The first reason is eminently local. Obama has proved perfectly willing to exercise military force without an express authorization, as he did in Libya -- just as he has expanded and drawn down military forces in Afghanistan, withdrawn from Iraq, significantly expanded the use of drone strikes, and waged a largely clandestine war on terrorism with little congressional involvement. The totality of Obama's record, which future presidents may selectively cite as precedent, hardly aligns with a plain reading of the war powers described in the first two articles of the constitution.
Obama isn't new in this regard. Not since World War II has Congress declared a formal war. And since at least the Korean War, which President Harry Truman conveniently called a "police action," commanders-in-chief have waged all sorts of wars -- small and large -- without Congress's prior approval.

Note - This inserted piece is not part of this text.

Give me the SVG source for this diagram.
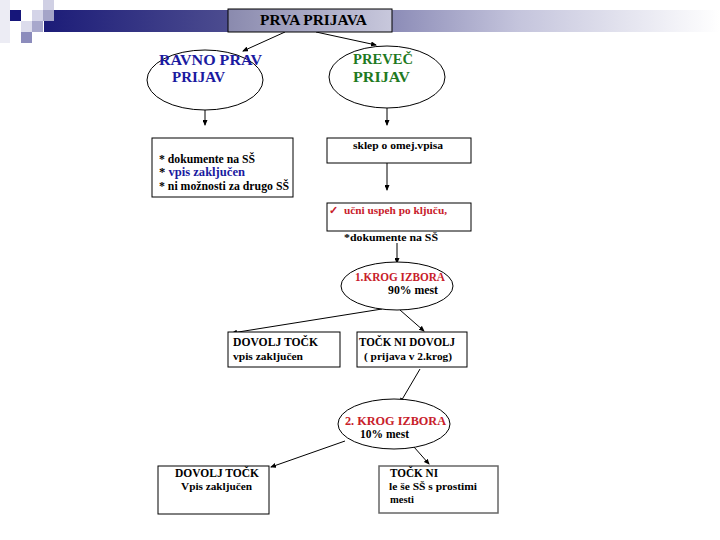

Contemporary debates about Congress's constitutional obligations on matters involving war have lost a good deal of their luster. Constitutional law professors continue to rail against the gross imbalances of power that characterize our politics, and members of whichever party happens to be in opposition can be counted on to decry the abuses of war powers propagated by the president. But these criticisms -- no matter their interpretative validity -- rarely gain serious political traction. Too often they appear as arguments of convenience, duly cited in the lead-up to war, but serving primarily as footnotes rather than banner headlines in the larger case against military action.

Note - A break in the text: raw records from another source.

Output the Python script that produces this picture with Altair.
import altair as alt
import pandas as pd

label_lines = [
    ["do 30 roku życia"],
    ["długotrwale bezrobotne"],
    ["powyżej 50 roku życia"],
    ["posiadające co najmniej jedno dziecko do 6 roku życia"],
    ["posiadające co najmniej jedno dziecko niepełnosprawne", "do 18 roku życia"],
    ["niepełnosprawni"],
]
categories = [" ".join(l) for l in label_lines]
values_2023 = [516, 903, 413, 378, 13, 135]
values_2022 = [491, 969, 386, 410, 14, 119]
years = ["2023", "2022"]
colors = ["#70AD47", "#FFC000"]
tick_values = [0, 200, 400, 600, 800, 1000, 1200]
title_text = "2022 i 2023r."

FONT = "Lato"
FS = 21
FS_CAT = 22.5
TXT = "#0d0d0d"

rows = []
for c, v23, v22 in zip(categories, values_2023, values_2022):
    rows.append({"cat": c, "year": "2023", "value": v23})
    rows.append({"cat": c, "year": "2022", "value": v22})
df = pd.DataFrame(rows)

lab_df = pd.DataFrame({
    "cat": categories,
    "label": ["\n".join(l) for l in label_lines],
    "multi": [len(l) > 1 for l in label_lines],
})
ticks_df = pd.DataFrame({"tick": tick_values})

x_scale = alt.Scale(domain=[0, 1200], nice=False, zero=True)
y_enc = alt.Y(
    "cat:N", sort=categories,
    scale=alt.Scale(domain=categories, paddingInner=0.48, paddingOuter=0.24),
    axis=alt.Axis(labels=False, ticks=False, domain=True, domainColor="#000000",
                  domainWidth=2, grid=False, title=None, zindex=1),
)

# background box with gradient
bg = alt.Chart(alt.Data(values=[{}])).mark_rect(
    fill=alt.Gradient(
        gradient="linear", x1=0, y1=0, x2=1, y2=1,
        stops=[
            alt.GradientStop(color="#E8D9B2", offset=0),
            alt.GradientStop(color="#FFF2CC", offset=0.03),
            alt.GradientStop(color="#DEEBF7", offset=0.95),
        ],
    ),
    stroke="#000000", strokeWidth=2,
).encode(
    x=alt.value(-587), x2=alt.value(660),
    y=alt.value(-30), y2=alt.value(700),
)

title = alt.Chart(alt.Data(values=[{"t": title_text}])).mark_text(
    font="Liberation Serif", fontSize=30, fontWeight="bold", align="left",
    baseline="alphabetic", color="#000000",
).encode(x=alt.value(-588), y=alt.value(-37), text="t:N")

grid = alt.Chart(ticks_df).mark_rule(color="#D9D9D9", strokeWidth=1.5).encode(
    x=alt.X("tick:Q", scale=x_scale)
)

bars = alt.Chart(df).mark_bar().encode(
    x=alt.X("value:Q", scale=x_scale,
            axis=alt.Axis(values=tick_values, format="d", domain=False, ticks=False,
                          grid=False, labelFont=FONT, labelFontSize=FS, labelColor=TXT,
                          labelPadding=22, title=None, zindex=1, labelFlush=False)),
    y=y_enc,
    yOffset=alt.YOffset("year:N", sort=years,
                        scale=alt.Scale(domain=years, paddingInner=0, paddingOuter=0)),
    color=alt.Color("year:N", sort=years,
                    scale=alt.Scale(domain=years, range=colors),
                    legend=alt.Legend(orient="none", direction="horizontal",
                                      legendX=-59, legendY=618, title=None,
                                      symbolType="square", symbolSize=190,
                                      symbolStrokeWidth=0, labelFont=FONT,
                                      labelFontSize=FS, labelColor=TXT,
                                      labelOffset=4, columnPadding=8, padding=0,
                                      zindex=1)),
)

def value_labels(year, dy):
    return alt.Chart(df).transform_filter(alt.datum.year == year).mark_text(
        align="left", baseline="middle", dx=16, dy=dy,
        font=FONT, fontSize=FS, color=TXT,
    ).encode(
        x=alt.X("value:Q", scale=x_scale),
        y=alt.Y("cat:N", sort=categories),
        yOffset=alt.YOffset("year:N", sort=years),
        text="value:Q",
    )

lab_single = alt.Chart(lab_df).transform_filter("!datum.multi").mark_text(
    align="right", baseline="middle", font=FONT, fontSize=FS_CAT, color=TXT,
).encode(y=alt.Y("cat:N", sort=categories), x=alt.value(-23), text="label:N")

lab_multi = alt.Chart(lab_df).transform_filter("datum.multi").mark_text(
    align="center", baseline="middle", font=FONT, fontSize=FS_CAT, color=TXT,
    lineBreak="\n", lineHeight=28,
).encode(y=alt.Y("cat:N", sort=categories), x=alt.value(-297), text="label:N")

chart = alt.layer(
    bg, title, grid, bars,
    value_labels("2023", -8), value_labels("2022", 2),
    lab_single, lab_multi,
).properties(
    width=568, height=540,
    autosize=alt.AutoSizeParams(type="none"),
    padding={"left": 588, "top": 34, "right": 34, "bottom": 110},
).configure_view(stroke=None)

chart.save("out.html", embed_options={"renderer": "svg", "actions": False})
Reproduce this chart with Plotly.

Obama's recent decision to seek congressional approval is not going to upend a half-century of practice that has shifted the grounds of military decision-making decisively in the president's favor, any more than it is going to imbue the ample war powers outlined in Article I with newfound relevance and meaning. For that to happen, Congress itself must claim for itself its constitutional powers regarding war.
Obama did not seek Congress's approval because on that Friday stroll on the White House lawn he suddenly remembered his Con Law teaching notes from his University of Chicago days. He did so for political reasons. Or more exactly, he did so to force members of Congress to go on the record today in order to mute their criticisms tomorrow.
And let's be clear, Congress -- for all its dysfunction and gridlock -- still has the capacity to kick up a good dust storm over the human and financial costs of military operations. Constitutional musings from Capitol Hill -- of the sort a handful of Democrats and Republicans engaged in this past week -- rarely back the president into a political corner. The mere prospect of members of Congress casting a bright light on the human tolls of war, however, will catch any president's attention. Through hearings, public speeches, investigations, and floor debates, members of Congress can fix the media's attention -- and with it, the public's -- on the costs of war, which can have political repercussions both at home and abroad.